Scaling Vaccine Production Process Development Best Practices | Corning

The vaccine production process is continually refreshed by new tools and technologies. A process developed even a scant few years ago could now be woefully outdated.

That teeming innovation activity gives researchers numerous opportunities to adjust processes to achieve more cost-efficient or effective production scale up — something that's immensely helpful during the COVID-19 pandemic. But it also imposes challenges on process development scientists: They're the ones who have to align and optimize new methods and means with legacy products and systems. And that can keep a scientist on their toes.

Customization not only can make this process less difficult but is actually essential. Because no one vendor can provide a complete solution from research through production, customization is inevitable to ensure that products and technologies from different vendors work together properly. By carefully crafting a customized modular process from end to end, process development scientists can glean the benefits of new technologies without starting from scratch with each new iteration, says John Yoshi Shyu, Ph.D. Shyu oversees Corning Life Sciences field and internal scientists who optimize processes for customers looking to design or augment their production plans.

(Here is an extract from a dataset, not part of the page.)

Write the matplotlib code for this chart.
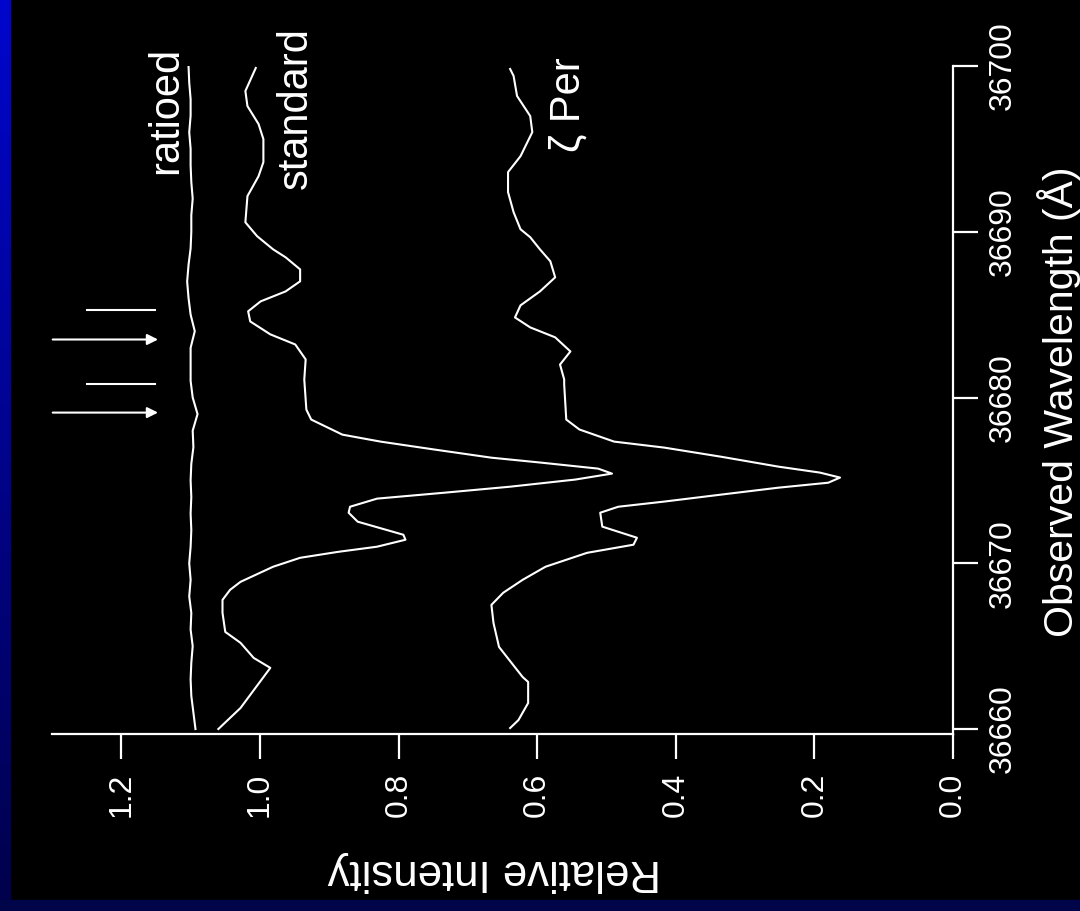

"Plug-and-play systems don't really happen in the vaccine world," Shyu said. "As new technologies come into the field, labs have the challenge of linking existing systems with new technologies. Integrating new technologies and techniques into established practices requires precise customization. Sometimes, that can lead to conflict, as people comfortable with the current process are challenged to adapt to new technology and procedures. And there's always time pressure."

How can researchers working on vaccine production optimize their process with customization in mind? Shyu has a few suggestions.

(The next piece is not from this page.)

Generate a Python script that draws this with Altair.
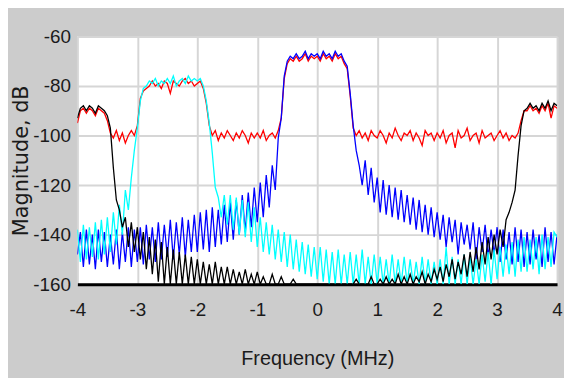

1. Find a supplier that offers field support.

Working with a supplier that offers technical support can provide labs with a fresh perspective on long-established practices. That outside opinion can help scientists navigate the challenges of process optimization and introducing, customizing, and troubleshooting new technologies to improve yield and reduce scale-up costs.

Corning offers support service from field application scientists as part of its suite of process products.

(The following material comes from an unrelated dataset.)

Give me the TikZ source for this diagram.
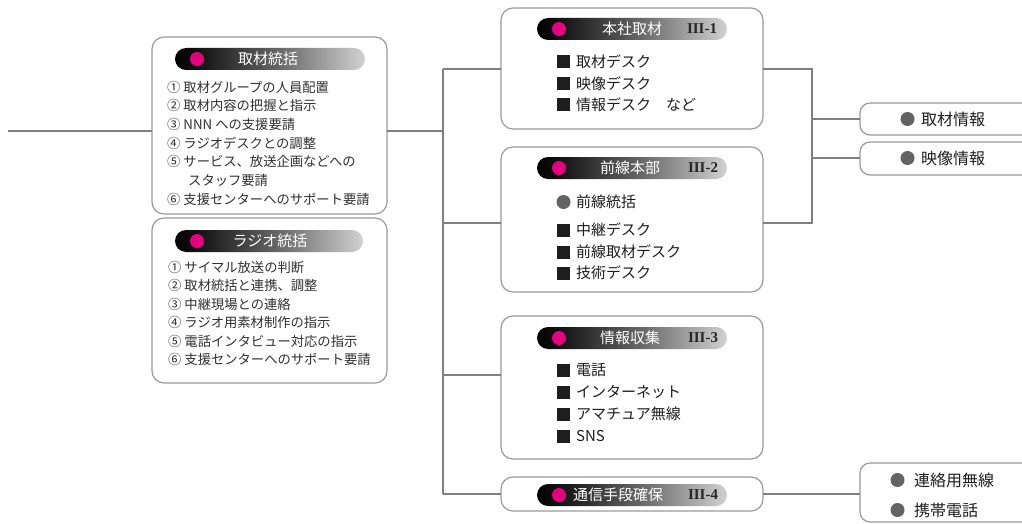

"We're here to help labs ensure that our products enhance their process in terms of technology as well as the applications, process and biology aspects," Shyu said.

2. Don't invest in improvements you don't need.

Not every lab needs the biggest and most sophisticated bioreactor or the latest technological marvel. Nor can every lab afford it — particularly smaller academic labs that are at the mercy of grant funding.

To help scope out your needs, Shyu suggests plotting out your short- and long-term therapeutic development objectives in consideration of your budget, then working with a vendor who can help you get the most bang for your buck. The first questions a vendor should ask, he says, include:

  • What is the level of scale you want to achieve?
  • When do you want to get there?
  • What's the status of your current technology and infrastructure?

"Sensible vendors will use those answers to find the most effective and most appropriate custom scenario," Shyu said. "We frequently suggest alternative strategies that will still get customers to a better place with less financial burden." For Corning field application scientists, the goal is customer success, not incremental sales. Customized alternative strategies can include buying less expensive equipment or designing-in big-ticket purchases by employing a modular approach.

3. Ensure that your supplier has life scientists on deck.

Engineers are critical to process development but so are life scientists. Working with a supplier that staffs your project with both can help ensure that the technology gets implemented properly and that it works toward your desired scientific outcomes such as keeping cell cultures alive and producing the desired product.

"Process development isn't just about deploying technologies for workflow optimization," Shyu said. "It's also about optimizing conditions for the actual scientific work. If your supplier only deploys an engineer to help, without additional support from someone with a strong biology background, you're going to miss out on that scientific component and the ability to troubleshoot potential problems encountered in production."

4. Go modular.

Creating a modular, scalable production suite can ensure that you get the best of both worlds: short-term cost control and the flexibility to add new technologies and adapt to new production needs as required.

That flexibility can make all the difference in any market, but particularly in one marked by constant change and stiff competition. By modularizing, you give your lab more muscle and the agility to adapt and respond to ebbs and flows in clinical demand.

"How do you adjust for potential market changes? You invest in technologies that allow for modular additions so that you can scale as and when you need to," Shyu said. "If you only need 100,000 doses per batch today but you need 200,000 doses per batch tomorrow, you can adjust your process without spending additional time investigating alternative technologies."

Shyu likens it to sets of building blocks: You may purchase a 100-piece set to build a ten-story building. Later, if you want to add two more floors, you can buy just the number of blocks you need, rather than having to invest in a new 10-story building. You can also decide on different configurations (e.g. two five-story buildings), as well as incorporate other types of blocks to leverage new designs and features.

It works the same way in bioprocess: The modular approach can help you avoid the upfront costs of a larger investment, while providing flexibility to add or accessorize as new products and technologies hit the market.

Customize and Adapt Your Process

Any lab of any size, with the help of the right partners, can customize its process so that it can incorporate future innovations — and in vaccine production, you never know when that next big thing could come along. By following these tips, you can scale your processes and goals without locking yourself into a legacy setup.